The exercise: Output every line of the material exactly, omitting images.

---------------

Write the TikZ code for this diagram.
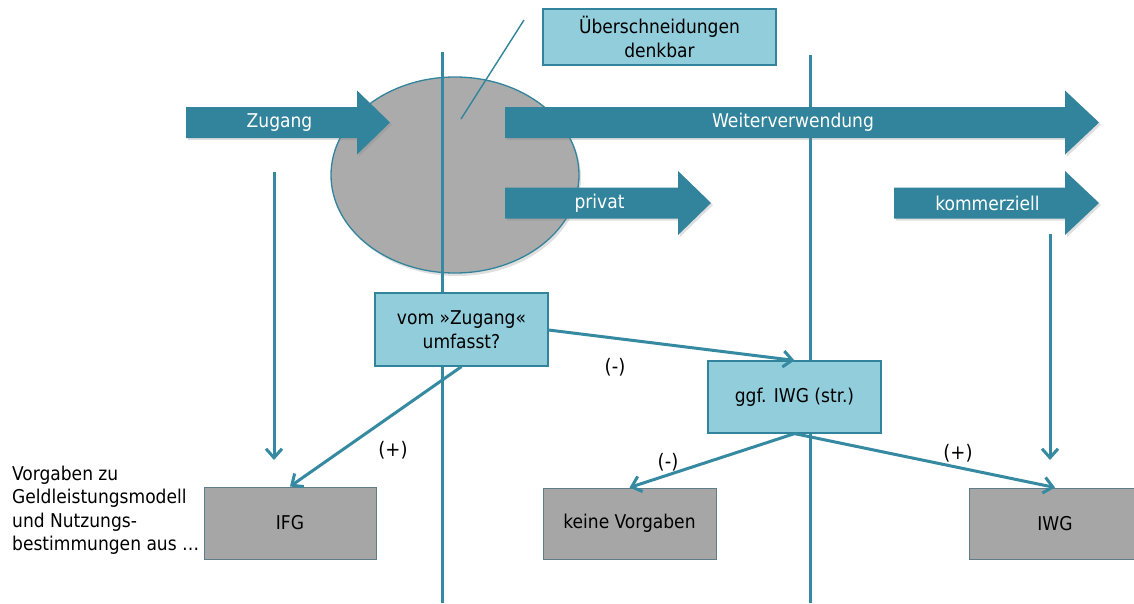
\documentclass[tikz,border=0pt]{standalone}
\usepackage{fontspec}
\setmainfont{DejaVu Sans Condensed}
\usetikzlibrary{arrows.meta,shadows}

\definecolor{arrowteal}{HTML}{31849B}
\definecolor{linkteal}{HTML}{358AA2}
\definecolor{paleblue}{HTML}{92CDDC}
\definecolor{boxgray}{HTML}{A6A6A6}
\definecolor{ovalgray}{HTML}{ABABAB}
\definecolor{grayedge}{HTML}{5E7D88}

\tikzset{
  basefont/.style={font=\fontsize{19}{23.5}\selectfont},
  arrowbody/.style={fill=arrowteal, drop shadow={opacity=0.25, shadow xshift=2pt, shadow yshift=-2pt}},
  arrowtext/.style={basefont, text=white, inner sep=0pt},
  lightbox/.style={basefont, draw=arrowteal, line width=1.2pt, fill=paleblue, align=center, inner sep=0pt},
  graybox/.style={basefont, draw=grayedge, line width=1pt, fill=boxgray, align=center, inner sep=0pt},
  divider/.style={draw=linkteal, line width=3pt},
  link/.style={draw=linkteal, line width=3pt, -{Straight Barb[length=9pt,width=16pt,line width=3pt]}},
  sign/.style={font=\fontsize{20}{24}\selectfont, inner sep=0pt},
}

% block arrow: name, left end, head base, tip, centre line, label
\newcommand\blockarrow[6]{%
  \fill[arrowbody] (#2,#5-15.5) -- (#3,#5-15.5) -- (#3,#5-32) -- (#4,#5)
     -- (#3,#5+32) -- (#3,#5+15.5) -- (#2,#5+15.5) -- cycle;
  \node[arrowtext] (#1) at ({(#2+#3)/2+8},#5) {#6};}

\begin{document}
\begin{tikzpicture}[x=1pt,y=-1pt]
\clip (0,0) rectangle (1134,603);
\fill[white] (0,0) rectangle (1134,603);

% overlap zone
\fill[ovalgray, draw=arrowteal, line width=1.3pt,
      drop shadow={opacity=0.25, shadow xshift=2pt, shadow yshift=-3pt}]
  (455,175) ellipse [x radius=124, y radius=98];

% callout pointer
\coordinate (c1) at (524,20);
\coordinate (c2) at (461,119);
\draw[arrowteal, line width=1.4pt] (c1) -- (c2);

% vertical dividers
\coordinate (d1top) at (442,52);
\coordinate (d1bot) at (442,603);
\coordinate (d2top) at (810,55);
\coordinate (d2bot) at (810,603);
\draw[divider] (d1top) -- (d1bot);
\draw[divider] (d2top) -- (d2bot);

% block arrows
\blockarrow{zugang}{186}{357}{390}{122.5}{Zugang}
\blockarrow{weiter}{505}{1065}{1099}{122.5}{Weiterverwendung}
\blockarrow{privat}{505}{678}{711}{203}{privat}
\blockarrow{kommerz}{894}{1065}{1099}{203}{kommerziell}

% boxes
\node[lightbox, minimum width=233pt, minimum height=56pt] (over) at (659.5,37)
  {Überschneidungen\\denkbar};
\node[lightbox, minimum width=173pt, minimum height=73pt] (vom) at (461.5,329.5)
  {vom »Zugang«\\umfasst?};
\node[lightbox, minimum width=173pt, minimum height=72pt] (ggf) at (794.5,397)
  {ggf. IWG (str.)};
\node[graybox, minimum width=172pt, minimum height=72pt] (ifg) at (290,523)
  {IFG};
\node[graybox, minimum width=173pt, minimum height=71pt] (keine) at (629.5,523.5)
  {keine Vorgaben};
\node[graybox, minimum width=172pt, minimum height=71pt] (iwg) at (1055,523.5)
  {IWG};

% side caption
\node[basefont, anchor=west, align=left, inner sep=0pt] (caption) at (12,510)
  {Vorgaben zu\\Geldleistungsmodell\\und Nutzungs-\\bestimmungen aus …};

% connectors
\coordinate (a1) at (274,172);
\coordinate (a2) at (274,460);
\coordinate (b1) at (1050,234);
\coordinate (b2) at (1050,460);
\draw[link] (a1) -- (a2);
\draw[link] (b1) -- (b2);
\draw[link] (vom.south) -- (ifg.north);
\draw[link] (vom.east |- 0,330) -- (ggf.north);
\draw[link] (ggf.south) -- (keine.north);
\draw[link] (ggf.south) -- (iwg.north);

% branch labels
\node[sign] (p1) at (393,450) {(+)};
\node[sign] (m1) at (615,367) {(-)};
\node[sign] (m2) at (668,462) {(-)};
\node[sign] (p2) at (958,453) {(+)};
\end{tikzpicture}
\end{document}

---------------

Answer to the exercise:
Write the TikZ code for this diagram.
\documentclass[tikz,border=0pt]{standalone}
\usepackage{fontspec}
\setmainfont{DejaVu Sans Condensed}
\usetikzlibrary{arrows.meta,shadows}

\definecolor{arrowteal}{HTML}{31849B}
\definecolor{linkteal}{HTML}{358AA2}
\definecolor{paleblue}{HTML}{92CDDC}
\definecolor{boxgray}{HTML}{A6A6A6}
\definecolor{ovalgray}{HTML}{ABABAB}
\definecolor{grayedge}{HTML}{5E7D88}

\tikzset{
  basefont/.style={font=\fontsize{19}{23.5}\selectfont},
  arrowbody/.style={fill=arrowteal, drop shadow={opacity=0.25, shadow xshift=2pt, shadow yshift=-2pt}},
  arrowtext/.style={basefont, text=white, inner sep=0pt},
  lightbox/.style={basefont, draw=arrowteal, line width=1.2pt, fill=paleblue, align=center, inner sep=0pt},
  graybox/.style={basefont, draw=grayedge, line width=1pt, fill=boxgray, align=center, inner sep=0pt},
  divider/.style={draw=linkteal, line width=3pt},
  link/.style={draw=linkteal, line width=3pt, -{Straight Barb[length=9pt,width=16pt,line width=3pt]}},
  sign/.style={font=\fontsize{20}{24}\selectfont, inner sep=0pt},
}

% block arrow: name, left end, head base, tip, centre line, label
\newcommand\blockarrow[6]{%
  \fill[arrowbody] (#2,#5-15.5) -- (#3,#5-15.5) -- (#3,#5-32) -- (#4,#5)
     -- (#3,#5+32) -- (#3,#5+15.5) -- (#2,#5+15.5) -- cycle;
  \node[arrowtext] (#1) at ({(#2+#3)/2+8},#5) {#6};}

\begin{document}
\begin{tikzpicture}[x=1pt,y=-1pt]
\clip (0,0) rectangle (1134,603);
\fill[white] (0,0) rectangle (1134,603);

% overlap zone
\fill[ovalgray, draw=arrowteal, line width=1.3pt,
      drop shadow={opacity=0.25, shadow xshift=2pt, shadow yshift=-3pt}]
  (455,175) ellipse [x radius=124, y radius=98];

% callout pointer
\coordinate (c1) at (524,20);
\coordinate (c2) at (461,119);
\draw[arrowteal, line width=1.4pt] (c1) -- (c2);

% vertical dividers
\coordinate (d1top) at (442,52);
\coordinate (d1bot) at (442,603);
\coordinate (d2top) at (810,55);
\coordinate (d2bot) at (810,603);
\draw[divider] (d1top) -- (d1bot);
\draw[divider] (d2top) -- (d2bot);

% block arrows
\blockarrow{zugang}{186}{357}{390}{122.5}{Zugang}
\blockarrow{weiter}{505}{1065}{1099}{122.5}{Weiterverwendung}
\blockarrow{privat}{505}{678}{711}{203}{privat}
\blockarrow{kommerz}{894}{1065}{1099}{203}{kommerziell}

% boxes
\node[lightbox, minimum width=233pt, minimum height=56pt] (over) at (659.5,37)
  {Überschneidungen\\denkbar};
\node[lightbox, minimum width=173pt, minimum height=73pt] (vom) at (461.5,329.5)
  {vom »Zugang«\\umfasst?};
\node[lightbox, minimum width=173pt, minimum height=72pt] (ggf) at (794.5,397)
  {ggf. IWG (str.)};
\node[graybox, minimum width=172pt, minimum height=72pt] (ifg) at (290,523)
  {IFG};
\node[graybox, minimum width=173pt, minimum height=71pt] (keine) at (629.5,523.5)
  {keine Vorgaben};
\node[graybox, minimum width=172pt, minimum height=71pt] (iwg) at (1055,523.5)
  {IWG};

% side caption
\node[basefont, anchor=west, align=left, inner sep=0pt] (caption) at (12,510)
  {Vorgaben zu\\Geldleistungsmodell\\und Nutzungs-\\bestimmungen aus …};

% connectors
\coordinate (a1) at (274,172);
\coordinate (a2) at (274,460);
\coordinate (b1) at (1050,234);
\coordinate (b2) at (1050,460);
\draw[link] (a1) -- (a2);
\draw[link] (b1) -- (b2);
\draw[link] (vom.south) -- (ifg.north);
\draw[link] (vom.east |- 0,330) -- (ggf.north);
\draw[link] (ggf.south) -- (keine.north);
\draw[link] (ggf.south) -- (iwg.north);

% branch labels
\node[sign] (p1) at (393,450) {(+)};
\node[sign] (m1) at (615,367) {(-)};
\node[sign] (m2) at (668,462) {(-)};
\node[sign] (p2) at (958,453) {(+)};
\end{tikzpicture}
\end{document}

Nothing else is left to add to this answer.